• **Aim of the task**: Take the line containing "Write a component" as the first line and the line containing "const seriesNames: string[]" as the last, and output that span verbatim without any images.

• **Stored records**:

[start]

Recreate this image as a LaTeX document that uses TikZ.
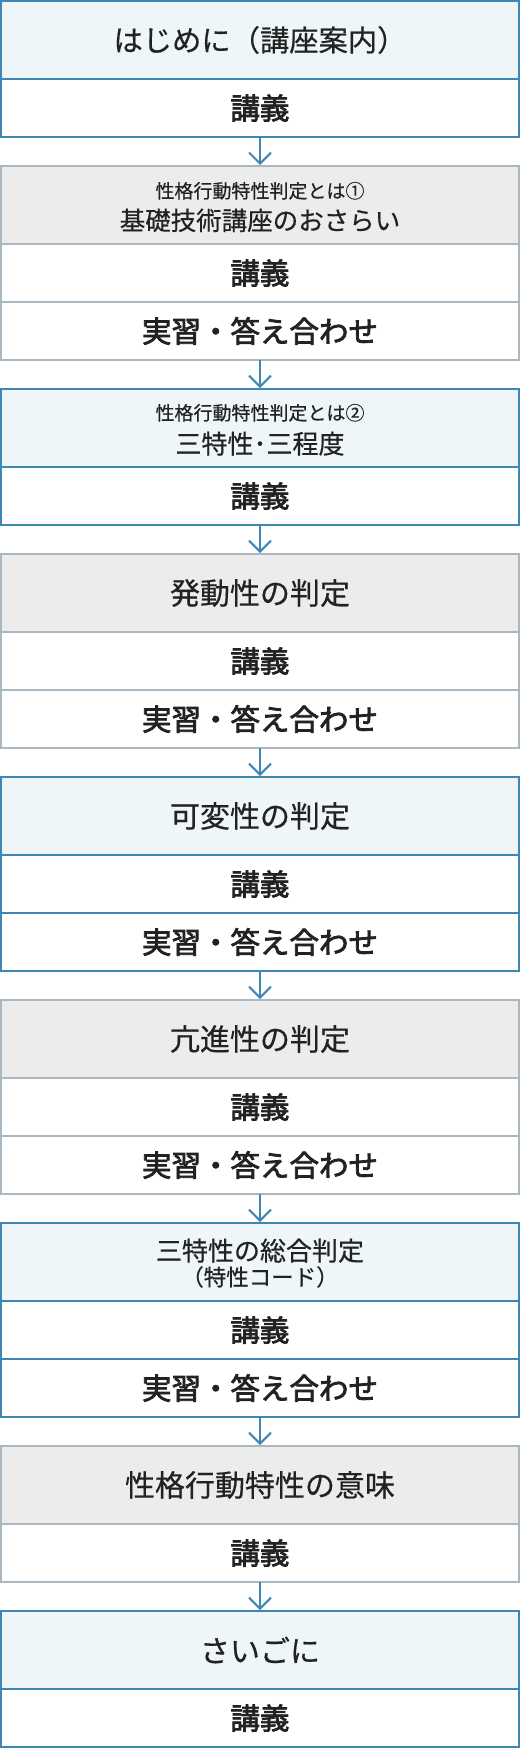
\documentclass[tikz,border=0pt]{standalone}
\usepackage{fontspec}
\setmainfont{Noto Sans CJK JP}
\newfontfamily\hdrfont[FakeBold=0.5]{Noto Sans CJK JP}
\newfontfamily\rowfont[FakeBold=2.6]{Noto Sans CJK JP}
\usetikzlibrary{arrows.meta}
\definecolor{bline}{HTML}{4086B5}
\definecolor{gline}{HTML}{A9B7C1}
\definecolor{bfill}{HTML}{EEF6FA}
\definecolor{gfill}{HTML}{ECECEC}
\definecolor{txt}{HTML}{222222}
\begin{document}
\begin{tikzpicture}[x=1pt,y=1pt,
  cell/.style={draw, line width=2pt, minimum width=518pt, inner sep=0pt, outer sep=0pt, anchor=north, text=txt},
  hb/.style={cell, draw=bline, fill=bfill, minimum height=78pt, font=\hdrfont\fontsize{30}{36}\selectfont},
  hg/.style={cell, draw=gline, fill=gfill, minimum height=78pt, font=\hdrfont\fontsize{30}{36}\selectfont},
  rb/.style={cell, draw=bline, fill=white, minimum height=58pt, font=\rowfont\fontsize{29.5}{35}\selectfont},
  rg/.style={cell, draw=gline, fill=white, minimum height=58pt, font=\rowfont\fontsize{29.5}{35}\selectfont},
  small/.style={anchor=base, inner sep=0pt, text=txt, font=\hdrfont\fontsize{19}{22}\selectfont},
  mid/.style={anchor=base, inner sep=0pt, text=txt, font=\hdrfont\fontsize{26}{30}\selectfont},
  conn/.style={draw=bline, line width=2pt, shorten >=1pt, -{Straight Barb[length=11pt,width=22pt,line width=2pt]}}
]
\useasboundingbox (0,0) rectangle (520,-1748);
% box 1
\node[hb, font=\hdrfont\fontsize{29.3}{35}\selectfont] (h1) at (260,-1) {はじめに（講座案内）};
\node[rb] (r1a) at (260,-79) {講義};
% box 2
\node[hg] (h2) at (260,-166) {};
\node[small] (h2a) at ([yshift=7pt]h2.center) {性格行動特性判定とは①};
\node[mid, font=\hdrfont\fontsize{25.5}{30}\selectfont] (h2b) at ([yshift=-25pt]h2.center) {基礎技術講座のおさらい};
\node[rg] (r2a) at (260,-244) {講義};
\node[rg] (r2b) at (260,-302) {実習・答え合わせ};
% box 3
\node[hb] (h3) at (260,-389) {};
\node[small] (h3a) at ([yshift=8pt]h3.center) {性格行動特性判定とは②};
\node[mid] (h3b) at ([yshift=-25.5pt]h3.center) {三特性･三程度};
\node[rb] (r3a) at (260,-467) {講義};
% box 4
\node[hg] (h4) at (260,-554) {発動性の判定};
\node[rg] (r4a) at (260,-632) {講義};
\node[rg] (r4b) at (260,-690) {実習・答え合わせ};
% box 5
\node[hb] (h5) at (260,-777) {可変性の判定};
\node[rb] (r5a) at (260,-855) {講義};
\node[rb] (r5b) at (260,-913) {実習・答え合わせ};
% box 6
\node[hg] (h6) at (260,-1000) {亢進性の判定};
\node[rg] (r6a) at (260,-1078) {講義};
\node[rg] (r6b) at (260,-1136) {実習・答え合わせ};
% box 7
\node[hb] (h7) at (260,-1223) {};
\node[mid] (h7a) at ([yshift=1.5pt]h7.center) {三特性の総合判定};
\node[mid, font=\hdrfont\fontsize{22.5}{27}\selectfont] (h7b) at ([yshift=-23.5pt]h7.center) {（特性コード）};
\node[rb] (r7a) at (260,-1301) {講義};
\node[rb] (r7b) at (260,-1359) {実習・答え合わせ};
% box 8
\node[hg] (h8) at (260,-1446) {性格行動特性の意味};
\node[rg] (r8a) at (260,-1524) {講義};
% box 9
\node[hb] (h9) at (260,-1611) {さいごに};
\node[rb] (r9a) at (260,-1689) {講義};
% connectors
\draw[conn] (r1a.south) -- (h2.north);
\draw[conn] (r2b.south) -- (h3.north);
\draw[conn] (r3a.south) -- (h4.north);
\draw[conn] (r4b.south) -- (h5.north);
\draw[conn] (r5b.south) -- (h6.north);
\draw[conn] (r6b.south) -- (h7.north);
\draw[conn] (r7b.south) -- (h8.north);
\draw[conn] (r8a.south) -- (h9.north);
\end{tikzpicture}
\end{document}
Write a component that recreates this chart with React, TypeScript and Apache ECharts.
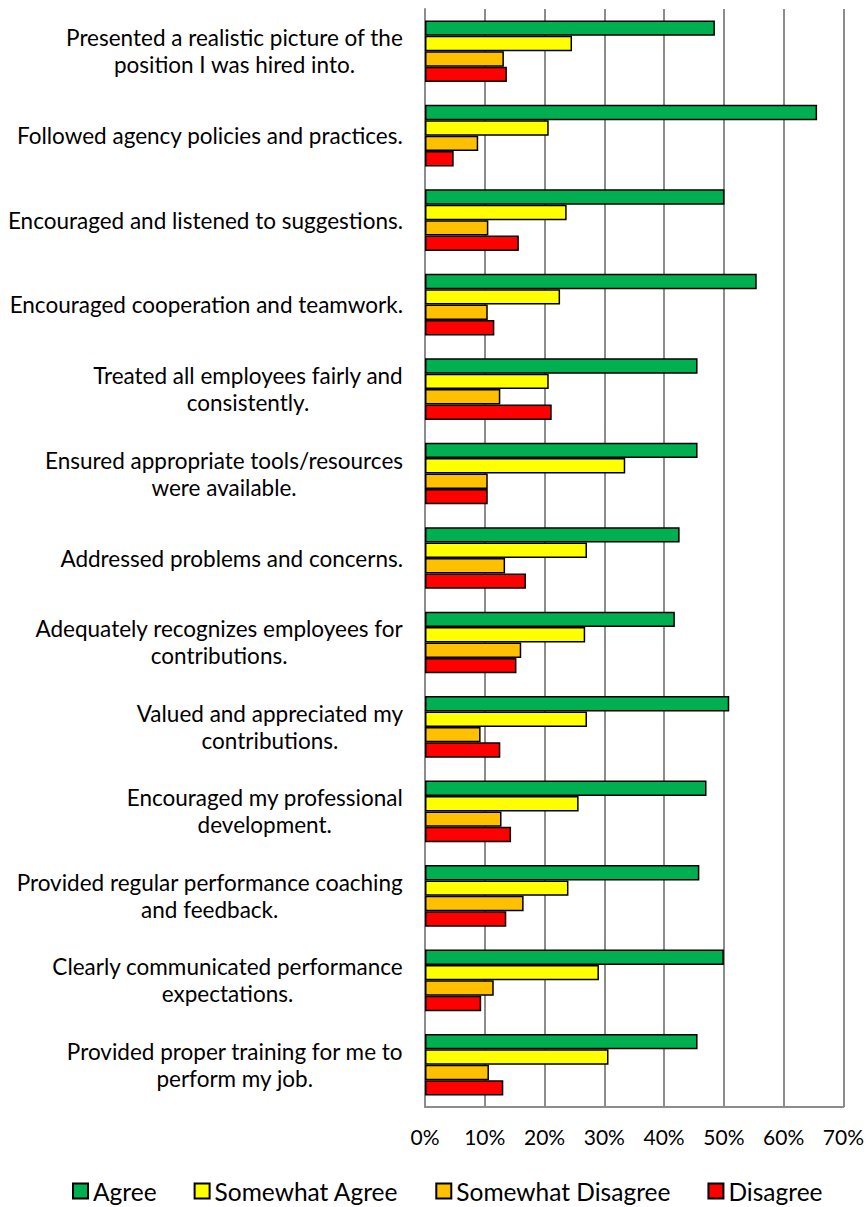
import React, { useEffect, useRef } from "react";
import * as echarts from "echarts";

const categories: string[] = [
  "Presented a realistic picture of the\nposition I was hired into.",
  "Followed agency policies and practices.",
  "Encouraged and listened to suggestions.",
  "Encouraged cooperation and teamwork.",
  "Treated all employees fairly and\nconsistently.",
  "Ensured appropriate tools/resources\nwere available.",
  "Addressed problems and concerns.",
  "Adequately recognizes employees for\ncontributions.",
  "Valued and appreciated my\ncontributions.",
  "Encouraged my professional\ndevelopment.",
  "Provided regular performance coaching\nand feedback.",
  "Clearly communicated performance\nexpectations.",
  "Provided proper training for me to\nperform my job.",
];

const seriesNames: string[] = ["Agree", "Somewhat Agree", "Somewhat Disagree", "Disagree"];

const agree: number[] = [48.5, 65.6, 50.1, 55.5, 45.6, 45.6, 42.6, 41.8, 50.9, 47.1, 45.9, 50.0, 45.6];
const somewhatAgree: number[] = [24.6, 20.7, 23.7, 22.6, 20.7, 33.5, 27.1, 26.8, 27.1, 25.7, 24.0, 29.1, 30.7];
const somewhatDisagree: number[] = [13.2, 8.9, 10.6, 10.5, 12.6, 10.5, 13.4, 16.1, 9.3, 12.8, 16.5, 11.5, 10.7];
const disagree: number[] = [13.7, 4.8, 15.7, 11.6, 21.2, 10.5, 16.9, 15.3, 12.6, 14.4, 13.6, 9.4, 13.1];

const colors: string[] = ["#00B050", "#FFFF00", "#FFC000", "#FF0000"];
const xTicks: number[] = [0, 10, 20, 30, 40, 50, 60, 70];

const FONT = "Lato";

export default function App() {
  const ref = useRef<HTMLDivElement>(null);
  useEffect(() => {
    document.body.style.margin = "0";
    if (!ref.current) return;
    const chart = echarts.init(ref.current, undefined, { renderer: "svg" });
    const data = [agree, somewhatAgree, somewhatDisagree, disagree];
    chart.setOption({
      animation: false,
      backgroundColor: "#ffffff",
      textStyle: { fontFamily: FONT, color: "#000" },
      grid: { left: 425, right: 22, top: 9, bottom: 100, containLabel: false },
      legend: {
        left: 67,
        top: 1172,
        itemWidth: 15,
        itemHeight: 15,
        itemGap: 37,
        icon: "rect",
        textStyle: { fontFamily: FONT, fontSize: 24.5, lineHeight: 28, color: "#000" },
        data: seriesNames,
      },
      xAxis: {
        type: "value",
        min: xTicks[0],
        max: xTicks[xTicks.length - 1],
        interval: 10,
        axisLine: { show: true, lineStyle: { color: "#8c8c8c", width: 2 } },
        axisTick: { show: false },
        splitLine: { show: true, lineStyle: { color: "#8c8c8c", width: 2 } },
        axisLabel: {
          formatter: (v: number) => `${v}%`,
          fontFamily: FONT,
          fontSize: 21,
          color: "#000",
          margin: 19,
        },
      },
      yAxis: {
        type: "category",
        inverse: true,
        data: categories,
        axisLine: { show: true, lineStyle: { color: "#8c8c8c", width: 2 } },
        axisTick: { show: false },
        splitLine: { show: false },
        axisLabel: {
          margin: 22,
          interval: 0,
          formatter: (v: string) =>
            v
              .split("\n")
              .map((l) => `{c|${l}}`)
              .join("\n"),
          rich: {
            c: {
              align: "center",
              fontFamily: FONT,
              fontSize: 22.5,
              lineHeight: 27,
              color: "#000",
            },
          },
        },
      },
      series: seriesNames.map((name, i) => ({
        name,
        type: "bar",
        data: data[i],
        barGap: "0%",
        barCategoryGap: "27%",
        itemStyle: { color: colors[i], borderColor: "#000", borderWidth: 1.5 },
      })),
    });
    return () => chart.dispose();
  }, []);
  return <div ref={ref} style={{ width: 867, height: 1207 }} />;
}
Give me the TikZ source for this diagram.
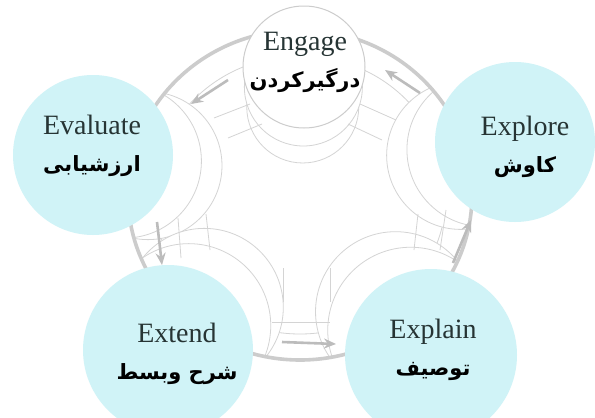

[end]

• **Solution to the problem**:
Write a component that recreates this chart with React, TypeScript and Apache ECharts.
import React, { useEffect, useRef } from "react";
import * as echarts from "echarts";

const categories: string[] = [
  "Presented a realistic picture of the\nposition I was hired into.",
  "Followed agency policies and practices.",
  "Encouraged and listened to suggestions.",
  "Encouraged cooperation and teamwork.",
  "Treated all employees fairly and\nconsistently.",
  "Ensured appropriate tools/resources\nwere available.",
  "Addressed problems and concerns.",
  "Adequately recognizes employees for\ncontributions.",
  "Valued and appreciated my\ncontributions.",
  "Encouraged my professional\ndevelopment.",
  "Provided regular performance coaching\nand feedback.",
  "Clearly communicated performance\nexpectations.",
  "Provided proper training for me to\nperform my job.",
];

const seriesNames: string[] = ["Agree", "Somewhat Agree", "Somewhat Disagree", "Disagree"];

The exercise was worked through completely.